Time is flying! Just yesterday it blew my mind that it's the middle of July! July!! Yikes. I know this is how it always goes with summers. You start it and BAM!...Target is advertising back to school stuff and it makes me feel slightly nausea. Between last week and today, I've been attempting to sell produce, baking bread, having happy hour each night and enjoying the first barn party held here on the farm! It's been quite exciting and busy. In the midst of this, the garden has been growing and it's about to blow up. There is a sea of tomato flowers and many green guys growing as we speak. This summer, I'm realizing, is very much about learning.
I've heard from lots of people about beginning farmer programs I can join and I have really appreciated the input. So, I've sat down, thought it out, read about them, calculated it all...and really, it just comes down to the fact that I don't think it will fit me. Yes, it will probably take me three times as long to learn something that those programs teach in six months, but meh, that's fine with me. I just want to keep doing this at my pace. I will definitely take courses if I feel it's super beneficial and exciting, I will always ask my elders and peers for help, but I am simply going to keep this pace going. Slow and steady.

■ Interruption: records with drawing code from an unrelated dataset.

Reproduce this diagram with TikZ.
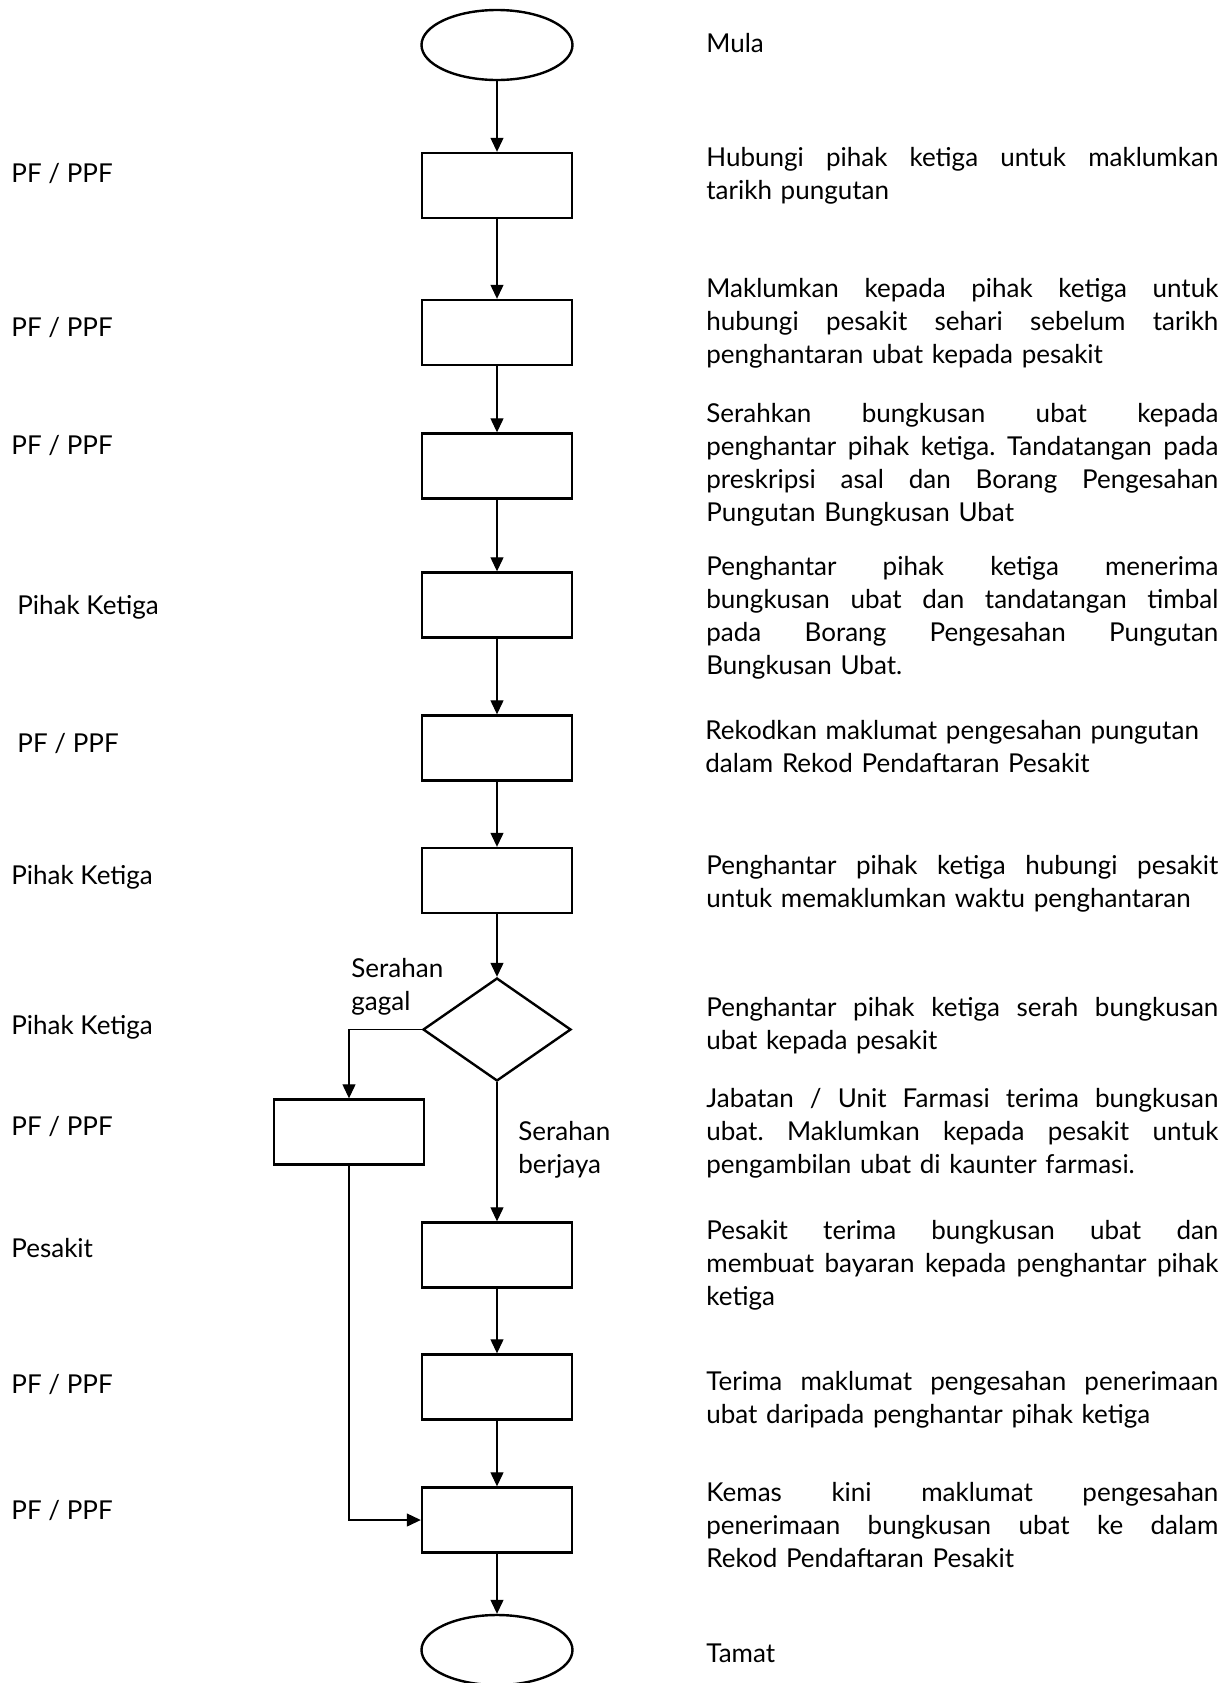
\documentclass[tikz,border=0pt]{standalone}
\usepackage{fontspec}
\setmainfont{Lato}
\usetikzlibrary{shapes.geometric,arrows.meta}
\newlength{\descw}
\setlength{\descw}{256pt}
\def\jlsplit#1 #2\jlend{#1\ifx\relax#2\relax\else\hfill\jlsplit#2\jlend\fi}
\newcommand{\jl}[1]{\leavevmode\hbox to \descw{\jlsplit#1 \jlend}\\}

\begin{document}
\begin{tikzpicture}[x=0.5pt,y=-0.5pt,
  font=\fontsize{13}{16.5}\selectfont,
  proc/.style={draw,line width=1.2pt,minimum width=75pt,minimum height=32.5pt,inner sep=0pt},
  term/.style={draw,ellipse,line width=1.2pt,minimum width=75.5pt,minimum height=35pt,inner sep=0pt},
  choice/.style={draw,diamond,line width=1.2pt,minimum width=74pt,minimum height=51.5pt,inner sep=0pt},
  arr/.style={-{Triangle[length=7pt,width=6.5pt]},line width=0.6pt},
  desc/.style={anchor=north west,inner sep=0pt,text width=\descw,align=left},
  role/.style={anchor=base west,inner sep=0pt}]
  \useasboundingbox (0,0) rectangle (1232,1683);

  \node[term] (mula) at (497,45) {};
  \node[proc] (s1) at (497,185.5) {};
  \node[proc] (s2) at (497,332.5) {};
  \node[proc] (s3) at (497,466) {};
  \node[proc] (s4) at (497,605) {};
  \node[proc] (s5) at (497,748) {};
  \node[proc] (s6) at (497,880.5) {};
  \node[choice] (dec) at (497,1029.5) {};
  \node[proc] (gagal) at (349,1132) {};
  \node[proc] (s7) at (497,1255) {};
  \node[proc] (s8) at (497,1387) {};
  \node[proc] (s9) at (497,1520) {};
  \node[term] (tamat) at (497,1650) {};

  \draw[arr] (mula) -- (s1);
  \draw[arr] (s1) -- (s2);
  \draw[arr] (s2) -- (s3);
  \draw[arr] (s3) -- (s4);
  \draw[arr] (s4) -- (s5);
  \draw[arr] (s5) -- (s6);
  \draw[arr] (s6) -- (dec);
  \draw[arr] (dec.west) -| (gagal.north);
  \draw[arr] (dec) -- (s7);
  \draw[arr] (s7) -- (s8);
  \draw[arr] (s8) -- (s9);
  \draw[arr] (gagal.south) |- (s9.west);
  \draw[arr] (s9) -- (tamat);

  \node[desc] (lgagal) at (351,958) {Serahan\\gagal};
  \node[desc] (lberjaya) at (518,1121) {Serahan\\berjaya};

  \node[role] (r1) at (11,182) {PF / PPF};
  \node[role] (r2) at (11,336) {PF / PPF};
  \node[role] (r3) at (11,454) {PF / PPF};
  \node[role] (r4) at (17,614) {Pihak Ketiga};
  \node[role] (r5) at (17,752) {PF / PPF};
  \node[role] (r6) at (11,884) {Pihak Ketiga};
  \node[role] (r7) at (11,1034) {Pihak Ketiga};
  \node[role] (r8) at (11,1135) {PF / PPF};
  \node[role] (r9) at (11,1257) {Pesakit};
  \node[role] (r10) at (11,1393) {PF / PPF};
  \node[role] (r11) at (11,1519) {PF / PPF};

  \node[role] (t0) at (706,52) {Mula};
  \node[desc] (t1) at (706,147) {\jl{Hubungi pihak ketiga untuk maklumkan}tarikh pungutan};
  \node[desc] (t2) at (706,278) {\jl{Maklumkan kepada pihak ketiga untuk}\jl{hubungi pesakit sehari sebelum tarikh}penghantaran ubat kepada pesakit};
  \node[desc] (t3) at (706,403) {\jl{Serahkan bungkusan ubat kepada}\jl{penghantar pihak ketiga. Tandatangan pada}\jl{preskripsi asal dan Borang Pengesahan}Pungutan Bungkusan Ubat};
  \node[desc] (t4) at (706,556) {\jl{Penghantar pihak ketiga menerima}\jl{bungkusan ubat dan tandatangan timbal}\jl{pada Borang Pengesahan Pungutan}Bungkusan Ubat.};
  \node[desc] (t5) at (705,720) {Rekodkan maklumat pengesahan pungutan\\dalam Rekod Pendaftaran Pesakit};
  \node[desc] (t6) at (706,855) {\jl{Penghantar pihak ketiga hubungi pesakit}untuk memaklumkan waktu penghantaran};
  \node[desc] (t7) at (706,997) {\jl{Penghantar pihak ketiga serah bungkusan}ubat kepada pesakit};
  \node[desc] (t8) at (706,1088) {\jl{Jabatan / Unit Farmasi terima bungkusan}\jl{ubat. Maklumkan kepada pesakit untuk}pengambilan ubat di kaunter farmasi.};
  \node[desc] (t9) at (706,1220) {\jl{Pesakit terima bungkusan ubat dan}\jl{membuat bayaran kepada penghantar pihak}ketiga};
  \node[desc] (t10) at (706,1371) {\jl{Terima maklumat pengesahan penerimaan}ubat daripada penghantar pihak ketiga};
  \node[desc] (t11) at (706,1482) {\jl{Kemas kini maklumat pengesahan}\jl{penerimaan bungkusan ubat ke dalam}Rekod Pendaftaran Pesakit};
  \node[role] (t12) at (706,1662) {Tamat};
\end{tikzpicture}
\end{document}
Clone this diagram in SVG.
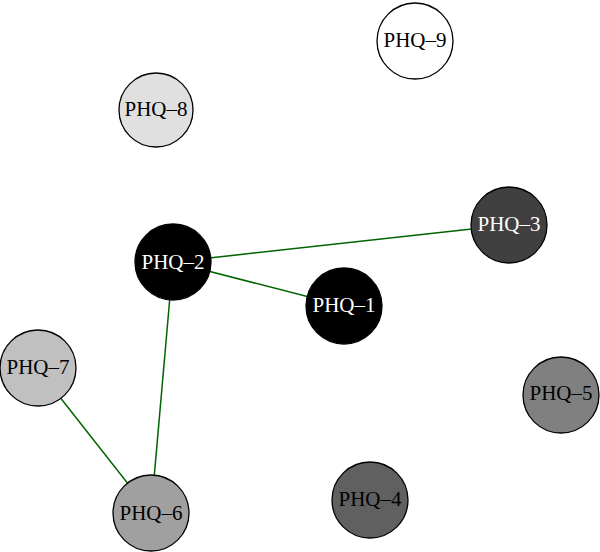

This really came about the other day at market when barely any of my produce sold and I was feeling bummed. The produce looked beautiful, my setup was great and yet it felt like all the patrons kept going to the other vendors, especially the bigs ones. I felt like, "Oh no,should I have gone through those programs? Do I have any grounds to be here? Am I just kidding myself?" But I snapped myself out of that doubt and shame that night when I realized that no matter what amount of money I make from this venture this summer, I've already succeeded. I'm growing food. Good food. It looks beautiful, healthy and there's plenty for my nearest and dearest people to eat. Now...don't get me wrong, I need to make some moola (working on other avenues for getting these veggies out the door right now!), but I'm feeling good and genuinely happy about every day here.

Each morning I walk through the garden and assess who needs help most and running through my to-dos and just this morning I realized...I only staked 1/5 of the tomatoes. So there is literally a sea of tomatoes, no paths, with tomato limbs everywhere and that's just how it's going to be this summer. Notes made for next year and I carry on. And that's where I am today. Grateful for this summer.